### REQUEST
Retype only what runs from the first line of the records to the line with "var yTicks = [0, 2, 4, 6, 8, 10];", inclusive, and no pictures.

### Entries with chart source code
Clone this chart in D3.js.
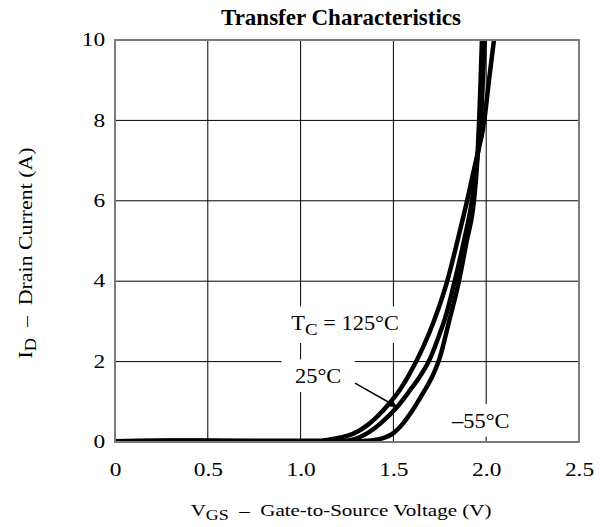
<!DOCTYPE html>
<html>
<head>
<meta charset="utf-8">
<script src="https://cdn.jsdelivr.net/npm/d3@7"></script>
<style>
  body { margin: 0; background: #fff; }
  text { font-family: "Liberation Serif", "Times New Roman", serif; fill: #000; }
</style>
</head>
<body>
<div id="chart"></div>
<script>
// values
var xTicks = [0, 0.5, 1.0, 1.5, 2.0, 2.5];
var yTicks = [0, 2, 4, 6, 8, 10];

// [VGS (V), ID (A)]
var curve125 = [[0,0.02],[0.3,0.04],[0.6,0.03],[0.9,0.03],[1.1,0.03],[1.18,0.08],[1.25,0.15],[1.30,0.24],[1.36,0.42],[1.41,0.62],[1.48,0.97],[1.535,1.3],[1.59,1.72],[1.66,2.36],[1.72,3.03],[1.79,4.0],[1.845,5.0],[1.897,6.0],[1.945,7.0],[1.99,8.0],[2.015,9.0],[2.042,10],[2.05,10.3]];
var curve25 = [[0,0.02],[0.4,0.03],[0.8,0.02],[1.2,0.02],[1.28,0.06],[1.36,0.22],[1.44,0.5],[1.52,0.87],[1.59,1.29],[1.63,1.54],[1.70,2.1],[1.75,2.7],[1.78,3.1],[1.83,4.0],[1.88,5.0],[1.923,6.0],[1.95,7.0],[1.972,8.0],[1.982,9.0],[1.992,10],[1.996,10.3]];
var curveM55 = [[0,0.02],[0.5,0.02],[1.0,0.02],[1.3,0.02],[1.38,0.04],[1.44,0.09],[1.50,0.22],[1.55,0.45],[1.605,0.8],[1.66,1.22],[1.70,1.54],[1.75,2.1],[1.80,3.0],[1.853,4.0],[1.895,5.0],[1.934,6.0],[1.952,7.0],[1.962,8.0],[1.970,9.0],[1.977,10],[1.98,10.3]];

var width = 600, height = 527;
var margin = {left: 115, right: 21, top: 40, bottom: 85};

var svg = d3.select('#chart').append('svg')
  .attr('width', width)
  .attr('height', height);

var x = d3.scaleLinear().domain([0, 2.5]).range([margin.left, width - margin.right]);
var y = d3.scaleLinear().domain([0, 10]).range([height - margin.bottom, margin.top]);

// grid
svg.append('g').selectAll('line')
  .data(xTicks.slice(1, -1)).enter().append('line')
  .attr('x1', function(d) { return x(d); }).attr('x2', function(d) { return x(d); })
  .attr('y1', y(0)).attr('y2', y(10))
  .attr('stroke', '#000').attr('stroke-width', 1);
svg.append('g').selectAll('line')
  .data(yTicks.slice(1, -1)).enter().append('line')
  .attr('x1', x(0)).attr('x2', x(2.5))
  .attr('y1', function(d) { return y(d); }).attr('y2', function(d) { return y(d); })
  .attr('stroke', '#000').attr('stroke-width', 1);

// curves
svg.append('clipPath').attr('id', 'clip').append('rect')
  .attr('x', x(0)).attr('y', y(10))
  .attr('width', x(2.5) - x(0)).attr('height', y(0) - y(10));

var line = d3.line()
  .x(function(d) { return x(d[0]); })
  .y(function(d) { return y(d[1]); })
  .curve(d3.curveMonotoneX);

svg.append('g').attr('clip-path', 'url(#clip)')
  .selectAll('path').data([curve125, curve25, curveM55]).enter().append('path')
  .attr('d', line)
  .attr('fill', 'none')
  .attr('stroke', '#000')
  .attr('stroke-width', 4.5)
  .attr('stroke-linejoin', 'round');

// curve labels sit on white boxes that break the grid
function label(xv, yv, parts, padX) {
  var g = svg.append('g')
    .attr('transform', 'translate(' + x(xv) + ',' + y(yv) + ') scale(1.12,1)');
  var t = g.append('text').style('font-size', '20px');
  parts.forEach(function(p) {
    var s = t.append('tspan').text(p.t);
    if (p.sub) s.attr('dy', 5).style('font-size', '17px');
    if (p.back) s.attr('dy', -5);
  });
  var bb = t.node().getBBox();
  g.insert('rect', 'text')
    .attr('x', bb.x - padX).attr('y', bb.y - 6)
    .attr('width', bb.width + 2 * padX).attr('height', bb.height + 10)
    .attr('fill', '#fff');
}
label(0.95, 2.78, [{t: 'T'}, {t: 'C', sub: true}, {t: ' = 125°C', back: true}], 6);
label(0.97, 1.46, [{t: '25°C'}], 12);
label(1.816, 0.35, [{t: '–55°C'}], 7);

// arrow to the 25°C curve
svg.append('defs').append('marker')
  .attr('id', 'arr').attr('viewBox', '0 0 10 10')
  .attr('refX', 10).attr('refY', 5)
  .attr('markerWidth', 11).attr('markerHeight', 8)
  .attr('markerUnits', 'userSpaceOnUse')
  .attr('orient', 'auto')
  .append('path').attr('d', 'M0,0L10,5L0,10z').attr('fill', '#000');
svg.append('line')
  .attr('x1', x(1.293)).attr('y1', y(1.465))
  .attr('x2', x(1.52)).attr('y2', y(0.87))
  .attr('stroke', '#000').attr('stroke-width', 1.5)
  .attr('marker-end', 'url(#arr)');

// frame
svg.append('rect')
  .attr('x', x(0)).attr('y', y(10))
  .attr('width', x(2.5) - x(0)).attr('height', y(0) - y(10))
  .attr('fill', 'none').attr('stroke', '#7a7a7a').attr('stroke-width', 2);

// tick labels
var xAxis = svg.append('g')
  .attr('transform', 'translate(0,' + (y(0) + 18) + ')')
  .call(d3.axisBottom(x).tickValues(xTicks).tickSize(0)
    .tickFormat(function(d) { return d === 0 ? '0' : d3.format('.1f')(d); }));
var yAxis = svg.append('g')
  .attr('transform', 'translate(' + (x(0) - 6) + ',0)')
  .call(d3.axisLeft(y).tickValues(yTicks).tickSize(0).tickFormat(d3.format('d')));
[xAxis, yAxis].forEach(function(a) {
  a.select('.domain').remove();
  a.selectAll('text')
    .style('font-size', '18px')
    .style('font-family', '"Liberation Serif", serif')
    .attr('fill', '#000')
    .attr('transform', 'scale(1.3,1)');
});

// title
svg.append('text')
  .attr('x', 341).attr('y', 25)
  .attr('text-anchor', 'middle')
  .style('font-size', '23px').style('font-weight', 'bold')
  .text('Transfer Characteristics');

// axis titles
var xt = svg.append('text')
  .attr('transform', 'translate(341,516) scale(1.2,1)')
  .attr('text-anchor', 'middle')
  .style('font-size', '17.5px');
xt.append('tspan').text('V');
xt.append('tspan').attr('dy', 4).style('font-size', '15px').text('GS');
xt.append('tspan').attr('dy', -4).text('  –  Gate-to-Source Voltage (V)')
  .style('white-space', 'pre');

var yt = svg.append('text')
  .attr('transform', 'translate(32,253) rotate(-90) scale(1.15,1)')
  .attr('text-anchor', 'middle')
  .style('font-size', '19px');
yt.append('tspan').text('I');
yt.append('tspan').attr('dy', 4).style('font-size', '16px').text('D');
yt.append('tspan').attr('dy', -4).text('  –  Drain Current (A)')
  .style('white-space', 'pre');
</script>
</body>
</html>
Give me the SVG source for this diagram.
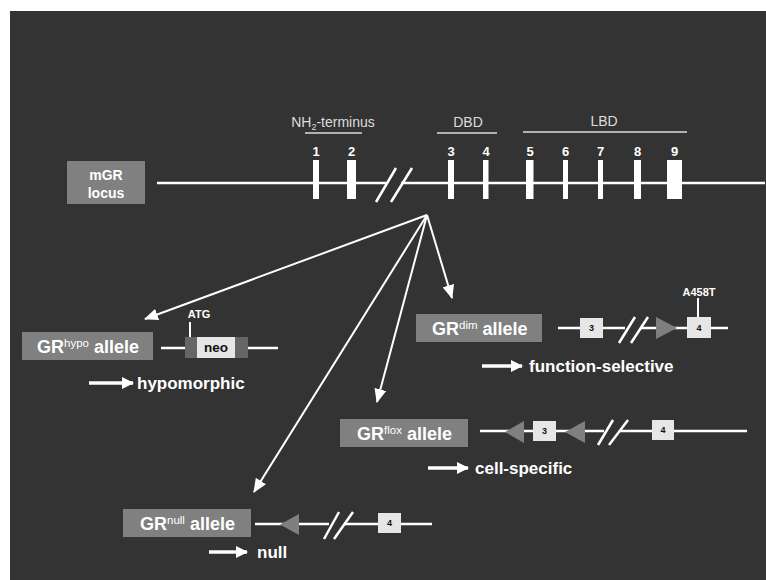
<svg xmlns="http://www.w3.org/2000/svg" width="766" height="580" viewBox="0 0 766 580">
<defs>
<style>
.bg{fill:#333333}
.lbl{fill:#808080}
.w{fill:#ffffff;font-family:"Liberation Sans",Arial,sans-serif}
.b{font-weight:bold}
.gl{stroke:#ffffff;stroke-width:2.5;fill:none}
.ex{fill:#ffffff}
.gbox{fill:#e6e6e6}
.gnum{fill:#111111;font-family:"Liberation Sans",Arial,sans-serif;font-weight:bold;font-size:9px;text-anchor:middle}
.tri{fill:#7f7f7f}
.conn{stroke:#ffffff;stroke-width:2;fill:none}
.res{stroke:#ffffff;stroke-width:3.5;fill:none}
</style>
<marker id="ah" markerWidth="14" markerHeight="12" refX="13" refY="6" orient="auto" markerUnits="userSpaceOnUse">
<path d="M0,0 L14,6 L0,12 Z" fill="#ffffff"/>
</marker>
<marker id="rh" markerWidth="12" markerHeight="12" refX="11" refY="6" orient="auto" markerUnits="userSpaceOnUse">
<path d="M0,0 L12,6 L0,12 Z" fill="#ffffff"/>
</marker>
</defs>
<rect x="0" y="0" width="766" height="580" fill="#ffffff"/>
<rect class="bg" x="10" y="11" width="756" height="569"/>

<g id="locus">
<rect class="lbl" x="67" y="161" width="78" height="43"/>
<text class="w b" x="106" y="180" font-size="14" text-anchor="middle">mGR</text>
<text class="w b" x="106" y="198" font-size="14" text-anchor="middle">locus</text>
<line class="gl" x1="157" y1="183" x2="386" y2="183"/>
<line class="gl" x1="401" y1="183" x2="765" y2="183"/>
<line class="gl" x1="376" y1="202" x2="396" y2="168" stroke-width="2"/>
<line class="gl" x1="391" y1="202" x2="412" y2="168" stroke-width="2"/>
<rect class="ex" x="313" y="160" width="6" height="39"/>
<rect class="ex" x="347" y="160" width="9" height="39"/>
<rect class="ex" x="448" y="160" width="6" height="39"/>
<rect class="ex" x="483" y="160" width="5.5" height="39"/>
<rect class="ex" x="526" y="160" width="7.5" height="39"/>
<rect class="ex" x="563" y="160" width="5" height="39"/>
<rect class="ex" x="598" y="160" width="5" height="39"/>
<rect class="ex" x="634" y="160" width="7" height="39"/>
<rect class="ex" x="667" y="160" width="15" height="39"/>
<g class="w b" font-size="13" text-anchor="middle">
<text x="316" y="156">1</text>
<text x="351.5" y="156">2</text>
<text x="451" y="156">3</text>
<text x="486" y="156">4</text>
<text x="530" y="156">5</text>
<text x="565.5" y="156">6</text>
<text x="600.5" y="156">7</text>
<text x="637.5" y="156">8</text>
<text x="674.5" y="156">9</text>
</g>
<g fill="#dddddd" font-family="&quot;Liberation Sans&quot;,Arial,sans-serif" font-size="14" text-anchor="middle">
<text x="333" y="127">NH<tspan font-size="9" dy="3">2</tspan><tspan dy="-3">-terminus</tspan></text>
<text x="468" y="127">DBD</text>
<text x="604" y="126">LBD</text>
</g>
<line x1="305" y1="133" x2="362" y2="133" stroke="#dddddd" stroke-width="1.5"/>
<line x1="437" y1="133" x2="497" y2="133" stroke="#dddddd" stroke-width="1.5"/>
<line x1="523" y1="132" x2="687" y2="132" stroke="#dddddd" stroke-width="1.5"/>
</g>

<g id="connectors">
<line class="conn" x1="427" y1="215" x2="145" y2="319" marker-end="url(#ah)"/>
<line class="conn" x1="427" y1="215" x2="452" y2="298" marker-end="url(#ah)"/>
<line class="conn" x1="427" y1="215" x2="377" y2="402" marker-end="url(#ah)"/>
<line class="conn" x1="427" y1="215" x2="254" y2="492" marker-end="url(#ah)"/>
</g>

<g id="hypo">
<rect class="lbl" x="22" y="332" width="131" height="28"/>
<text class="w b" x="37" y="353" font-size="18">GR<tspan font-size="11.5" font-weight="normal" dy="-6">hypo</tspan><tspan dy="6"> allele</tspan></text>
<line class="gl" x1="161" y1="348" x2="185" y2="348"/>
<line class="gl" x1="248" y1="348" x2="278" y2="348"/>
<rect x="185" y="337" width="63" height="21" fill="#666666"/>
<rect class="gbox" x="197" y="337" width="38" height="21"/>
<text x="216" y="352" font-family="&quot;Liberation Sans&quot;,Arial,sans-serif" font-weight="bold" font-size="13.5" fill="#111111" text-anchor="middle">neo</text>
<line x1="190" y1="322" x2="190" y2="337" stroke="#ffffff" stroke-width="2"/>
<text class="w b" x="199" y="318" font-size="11" text-anchor="middle">ATG</text>
<line class="res" x1="89" y1="383" x2="133" y2="383" marker-end="url(#rh)"/>
<text class="w b" x="137" y="389" font-size="17">hypomorphic</text>
</g>

<g id="dim">
<rect class="lbl" x="416" y="314" width="126" height="28"/>
<text class="w b" x="432" y="335" font-size="18">GR<tspan font-size="11.5" font-weight="normal" dy="-6">dim</tspan><tspan dy="6"> allele</tspan></text>
<line class="gl" x1="558" y1="328" x2="625" y2="328"/>
<line class="gl" x1="640" y1="328" x2="728" y2="328"/>
<line class="gl" x1="619" y1="343" x2="635" y2="317" stroke-width="2"/>
<line class="gl" x1="631" y1="343" x2="648" y2="317" stroke-width="2"/>
<rect class="gbox" x="580" y="318" width="23" height="20"/>
<text class="gnum" x="591.5" y="331">3</text>
<polygon class="tri" points="656,317 677,328 656,339"/>
<rect class="gbox" x="687" y="317" width="24" height="21"/>
<text class="gnum" x="699" y="331">4</text>
<line x1="698" y1="298" x2="698" y2="317" stroke="#ffffff" stroke-width="2"/>
<text class="w b" x="699" y="296" font-size="11" text-anchor="middle">A458T</text>
<line class="res" x1="482" y1="366" x2="522" y2="366" marker-end="url(#rh)"/>
<text class="w b" x="529" y="372" font-size="17">function-selective</text>
</g>

<g id="flox">
<rect class="lbl" x="340" y="419" width="128" height="28"/>
<text class="w b" x="357" y="440" font-size="18">GR<tspan font-size="11.5" font-weight="normal" dy="-6">flox</tspan><tspan dy="6"> allele</tspan></text>
<line class="gl" x1="480" y1="431" x2="604" y2="431"/>
<line class="gl" x1="619" y1="431" x2="747" y2="431"/>
<line class="gl" x1="598" y1="445" x2="613" y2="420" stroke-width="2"/>
<line class="gl" x1="609" y1="445" x2="628" y2="420" stroke-width="2"/>
<polygon class="tri" points="524,421 505,432 524,443"/>
<rect class="gbox" x="533" y="421" width="23" height="20"/>
<text class="gnum" x="544.5" y="434">3</text>
<polygon class="tri" points="585,421 565,432 585,443"/>
<rect class="gbox" x="652" y="420" width="22" height="20"/>
<text class="gnum" x="663" y="433">4</text>
<line class="res" x1="428" y1="468" x2="468" y2="468" marker-end="url(#rh)"/>
<text class="w b" x="475" y="474" font-size="17">cell-specific</text>
</g>

<g id="null">
<rect class="lbl" x="123" y="509" width="128" height="28"/>
<text class="w b" x="140" y="530" font-size="18">GR<tspan font-size="11.5" font-weight="normal" dy="-6">null</tspan><tspan dy="6"> allele</tspan></text>
<line class="gl" x1="255" y1="524" x2="329" y2="524"/>
<line class="gl" x1="344" y1="524" x2="432" y2="524"/>
<line class="gl" x1="324" y1="539" x2="339" y2="512" stroke-width="2"/>
<line class="gl" x1="334" y1="539" x2="353" y2="512" stroke-width="2"/>
<polygon class="tri" points="299,514 280,524.5 299,535"/>
<rect class="gbox" x="378" y="513" width="23" height="20"/>
<text class="gnum" x="389.5" y="526">4</text>
<line class="res" x1="209" y1="552" x2="247" y2="552" marker-end="url(#rh)"/>
<text class="w b" x="257" y="558" font-size="17">null</text>
</g>
</svg>
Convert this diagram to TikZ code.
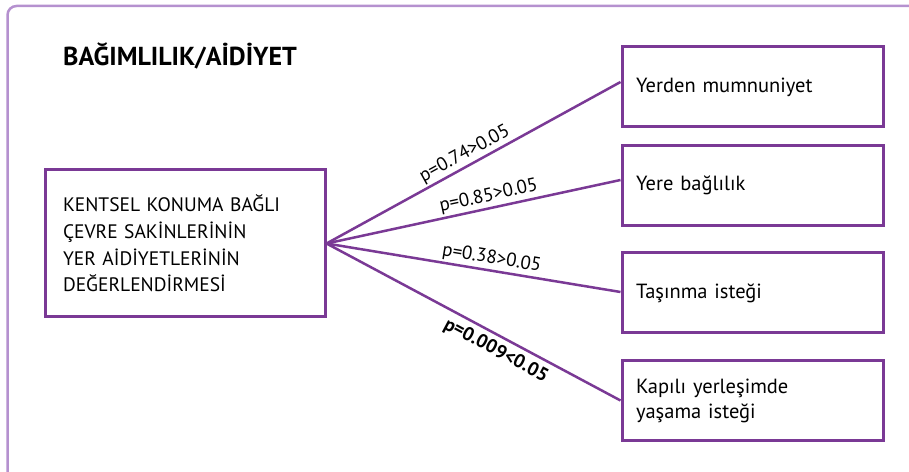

### EXERCISE SOLUTION
Clone this chart in D3.js.
<!DOCTYPE html>
<html>
<head>
<meta charset="utf-8">
<script src="https://cdn.jsdelivr.net/npm/d3@7"></script>
<style>
  body { margin: 0; background: #fff; }
  text { font-family: "Liberation Serif", "Times New Roman", serif; fill: #000; }
</style>
</head>
<body>
<div id="chart"></div>
<script>
// values
var xTicks = [0, 0.5, 1.0, 1.5, 2.0, 2.5];
var yTicks = [0, 2, 4, 6, 8, 10];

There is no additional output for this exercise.